Something was amiss – either the central pressure was lower than 27 inHg or the storm surge wasn’t actually 13 m high. Possibly both.
Despite the contradictory evidence, little research had been done to set the record straight, until recently. In the May 2014 issue of the Bulletin of the American Meteorological Society (BAMS), several Australian scientists revealed the results of their forensic analysis of TC Mahina’s storm surge.
In that analysis, they utilized methods that forensic meteorologists often use to evaluate much more recent weather events: they investigated historical records, examined the physical evidence, and modeled the event. What they learned is that, as is often the case, the devil is in the details.

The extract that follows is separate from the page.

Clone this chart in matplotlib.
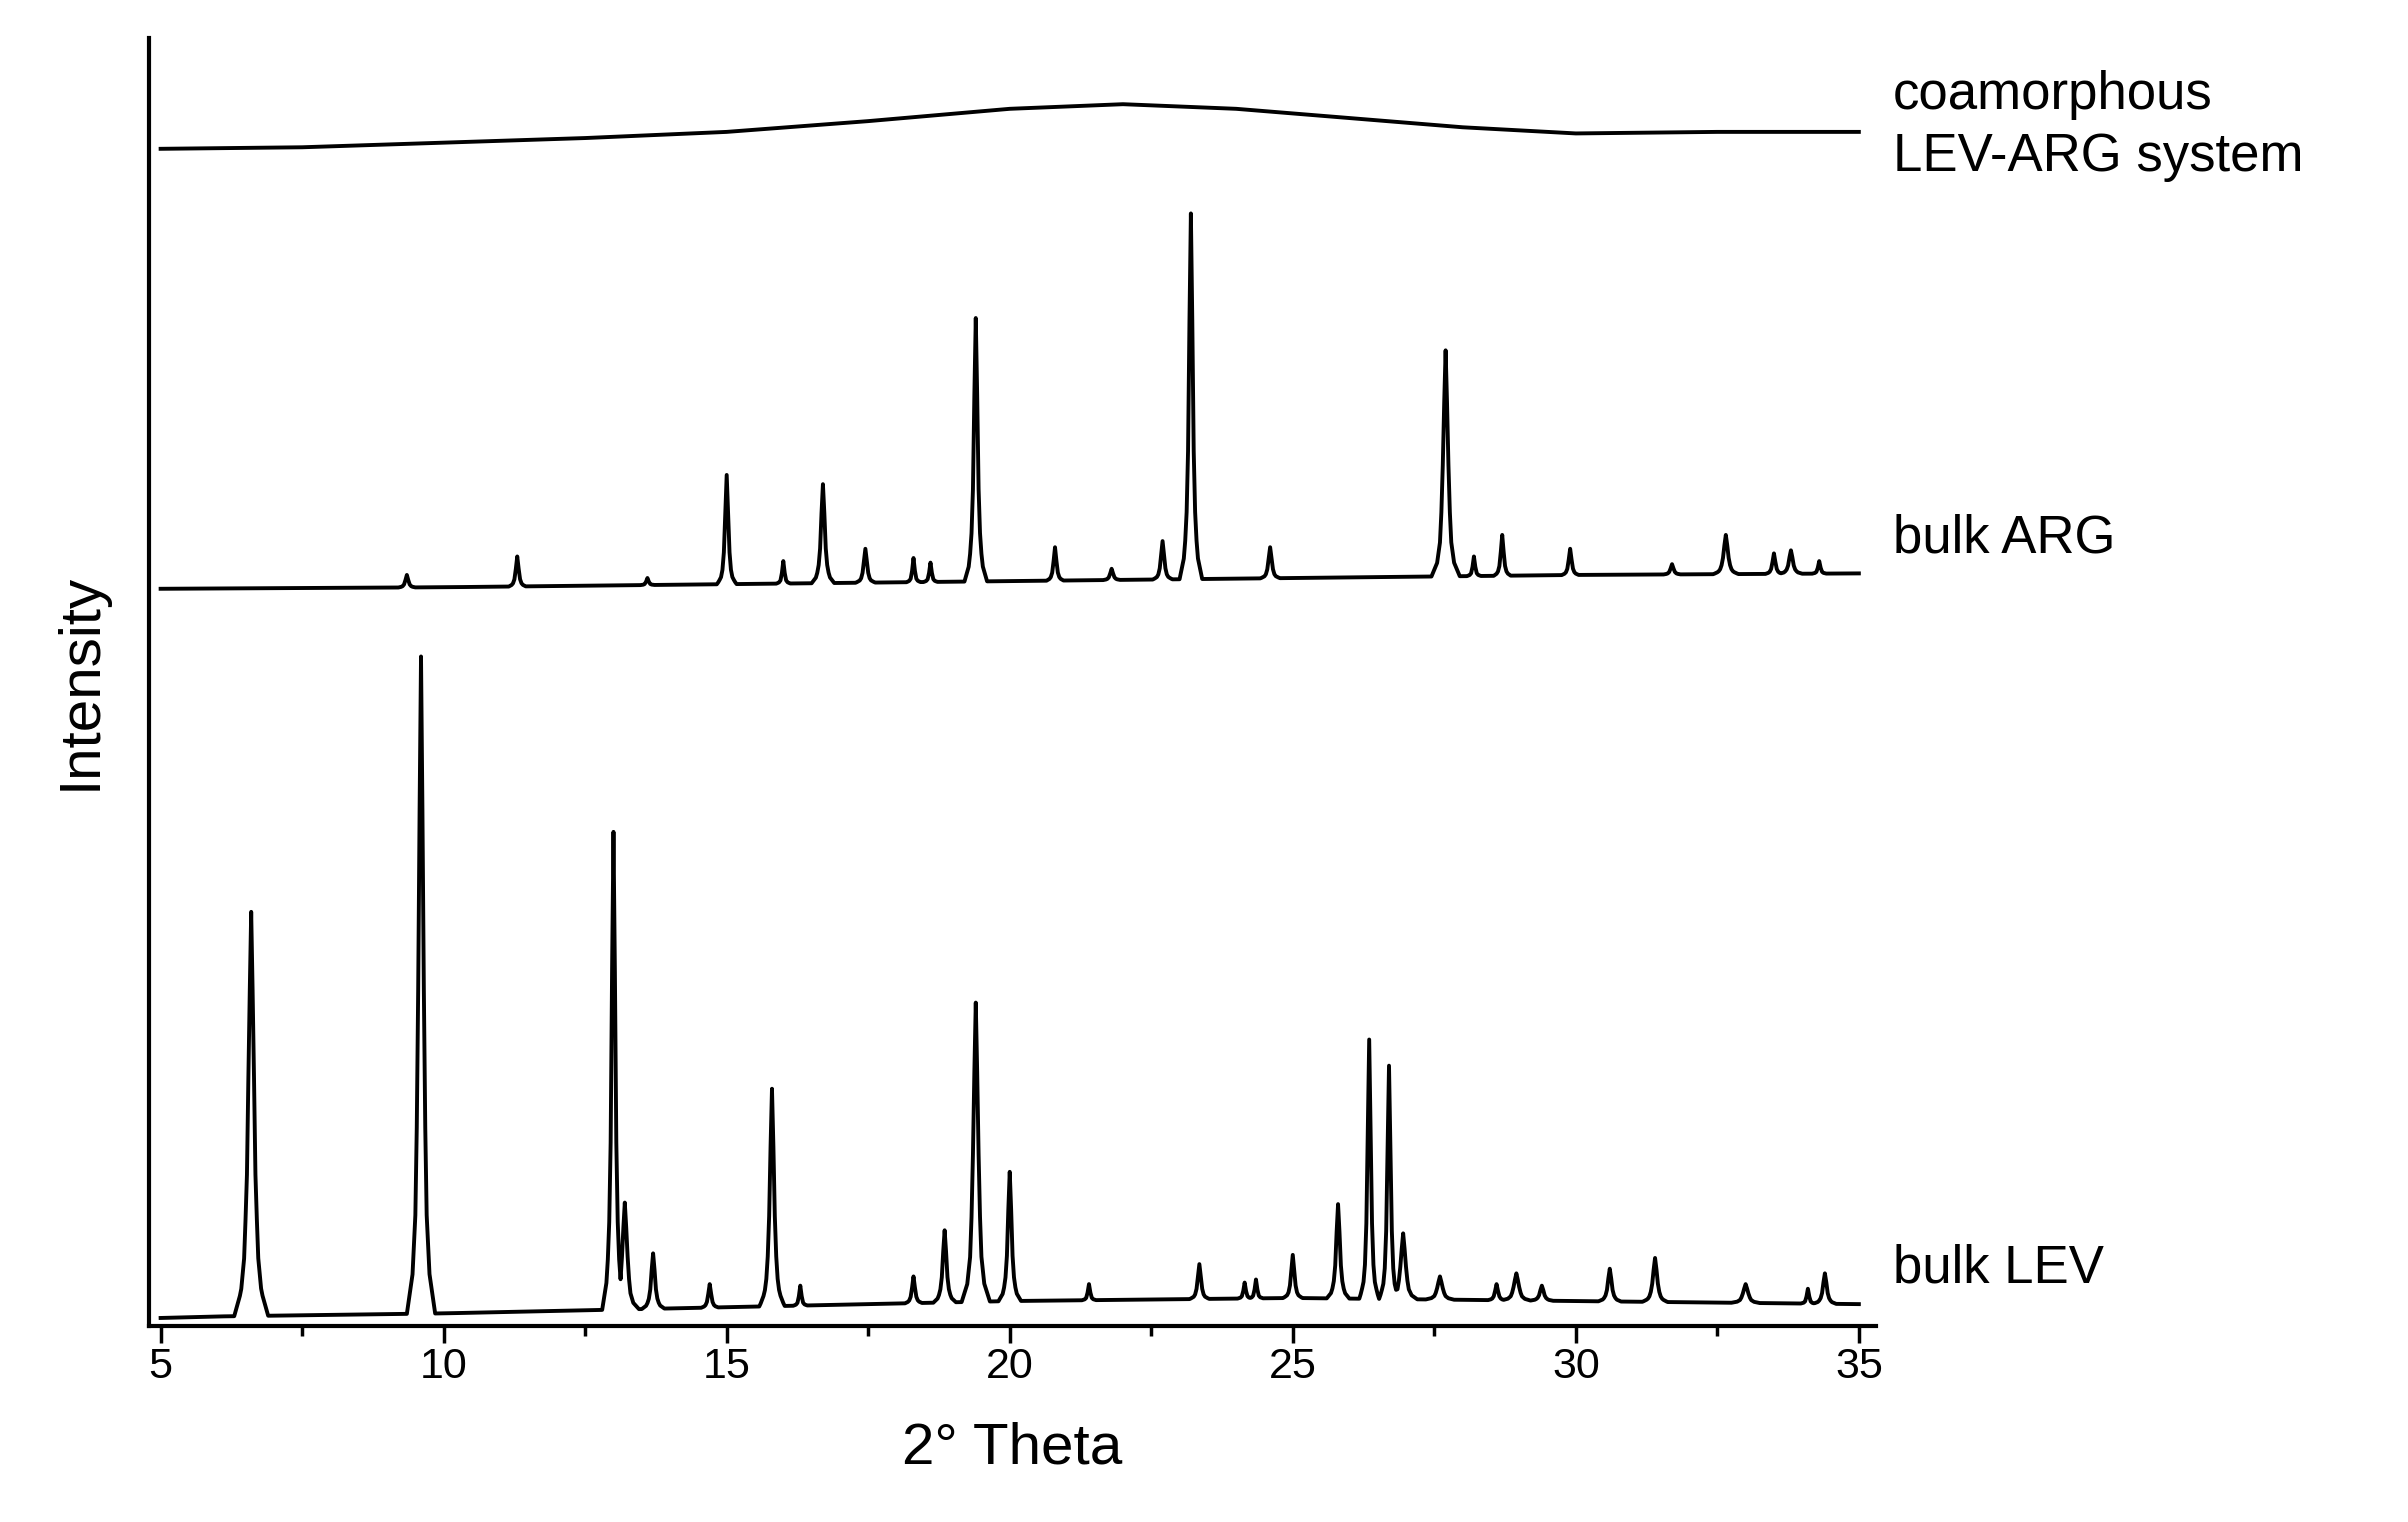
import matplotlib
matplotlib.use("Agg")
import matplotlib.pyplot as plt
import numpy as np
from matplotlib.ticker import MultipleLocator

plt.rcParams['font.family'] = ['Liberation Sans', 'DejaVu Sans']

# baselines (2theta, intensity)
lev_base_x = [5, 6, 10, 15, 20, 25, 30, 35]
lev_base_y = [5, 6, 8, 12, 16, 18, 16, 14]
# peaks: position, top intensity, half width
lev_pos = [6.6, 9.6, 13.0, 13.2, 13.7, 14.7, 15.8, 16.3, 18.3, 18.85, 19.4, 20.0, 21.4, 23.35, 24.15, 24.35, 25.0, 25.8, 26.35, 26.7, 26.95, 27.6, 28.6, 28.95, 29.4, 30.6, 31.4, 33.0, 34.1, 34.4]
lev_top = [269, 435, 321, 80, 47, 27, 154, 26, 32, 62, 210, 100, 27, 40, 28, 30, 46, 79, 186, 169, 60, 32, 27, 34, 26, 37, 44, 27, 24, 34]
lev_w = [0.3, 0.25, 0.2, 0.25, 0.2, 0.15, 0.22, 0.12, 0.15, 0.2, 0.25, 0.2, 0.12, 0.17, 0.12, 0.12, 0.17, 0.2, 0.17, 0.17, 0.25, 0.25, 0.15, 0.25, 0.2, 0.2, 0.22, 0.25, 0.12, 0.2]

arg_base_x = [5, 10, 15, 20, 25, 30, 35]
arg_base_y = [479, 480, 482, 484, 486, 488, 489]
arg_pos = [9.35, 11.3, 13.6, 15.0, 16.0, 16.7, 17.45, 18.3, 18.6, 19.4, 20.8, 21.8, 22.7, 23.2, 24.6, 27.7, 28.2, 28.7, 29.9, 31.7, 32.65, 33.5, 33.8, 34.3]
arg_top = [488, 500, 486, 553, 497, 547, 505, 499, 496, 655, 506, 492, 510, 723, 506, 634, 500, 514, 505, 495, 514, 502, 504, 497]
arg_w = [0.15, 0.15, 0.12, 0.17, 0.12, 0.2, 0.17, 0.12, 0.12, 0.2, 0.15, 0.15, 0.17, 0.2, 0.17, 0.25, 0.12, 0.15, 0.15, 0.15, 0.22, 0.15, 0.2, 0.12]

amo_x = [5, 7.5, 10, 12.5, 15, 17.5, 20, 22, 24, 26, 28, 30, 32.5, 35]
amo_y = [765, 766, 769, 772, 776, 783, 791, 794, 791, 785, 779, 775, 776, 776]

labels = ["coamorphous\nLEV-ARG system", "bulk ARG", "bulk LEV"]

OFFS = [-1.0, -0.6, -0.4, -0.25, -0.12, 0.0, 0.12, 0.25, 0.4, 0.6, 1.0]
FRAC = [0.0, 0.06, 0.15, 0.35, 0.72, 1.0, 0.72, 0.35, 0.15, 0.06, 0.0]

def build(bx, by, pos, top, w):
    xs = np.linspace(5, 35, 1201)
    ys = np.interp(xs, bx, by)
    for p, t, wi in zip(pos, top, w):
        b = np.interp(xs, bx, by)
        prof = np.interp(xs, [p + o * wi for o in OFFS], FRAC, left=0, right=0)
        ys = np.maximum(ys, b + (t - np.interp(p, bx, by)) * prof)
    return xs, ys

fig = plt.figure(figsize=(24.08, 15.22), dpi=100)
ax = fig.add_axes([0.062, 0.129, 0.717, 0.846])
lx, ly = build(lev_base_x, lev_base_y, lev_pos, lev_top, lev_w)
rx, ry = build(arg_base_x, arg_base_y, arg_pos, arg_top, arg_w)
ax.plot(lx, ly, color="black", lw=2.8)
ax.plot(rx, ry, color="black", lw=2.8)
ax.plot(amo_x, amo_y, color="black", lw=2.8)

ax.set_xlim(4.8, 35.3)
ax.set_ylim(0, 862 - 25)
ax.spines[["top", "right"]].set_visible(False)
for s in ["left", "bottom"]:
    ax.spines[s].set_linewidth(3)
ax.set_yticks([])
ax.xaxis.set_major_locator(MultipleLocator(5))
ax.xaxis.set_minor_locator(MultipleLocator(2.5))
ax.tick_params(axis="x", which="major", length=12, width=2.5, labelsize=31)
ax.tick_params(axis="x", which="minor", length=7, width=2.5)
ax.set_xlabel("2° Theta", fontsize=42, labelpad=25)
ax.set_ylabel("Intensity", fontsize=42, labelpad=30)

ax.text(35.6, 780, labels[0], fontsize=38, va="center", linespacing=1.3)
ax.text(35.6, 512, labels[1], fontsize=38, va="center")
ax.text(35.6, 37, labels[2], fontsize=38, va="center")
fig.savefig("out.png", dpi=100)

Previous modeling studies had relied upon a thirdhand account of Mahina’s central pressure published in an anonymously authored report several months after the cyclone made landfall. That central pressure – 27 inches of mercury (or 917 mb) – was simply too high to produce a 42 foot storm surge.
By combing through the historical record, though, the authors of the May 2014 study found several references to the storm’s central pressure as an astonishing 26 inHg (880 mb). All of those accounts ultimately were traceable to the same man – a ship captain whose schooner was the only vessel to experience – and survive – the eye of the cyclone. That captain, William Field Porter, also happened to write a letter to his parents recounting his harrowing experience. In it, he stated plainly that “the barometer was down to 26 [inches of mercury].”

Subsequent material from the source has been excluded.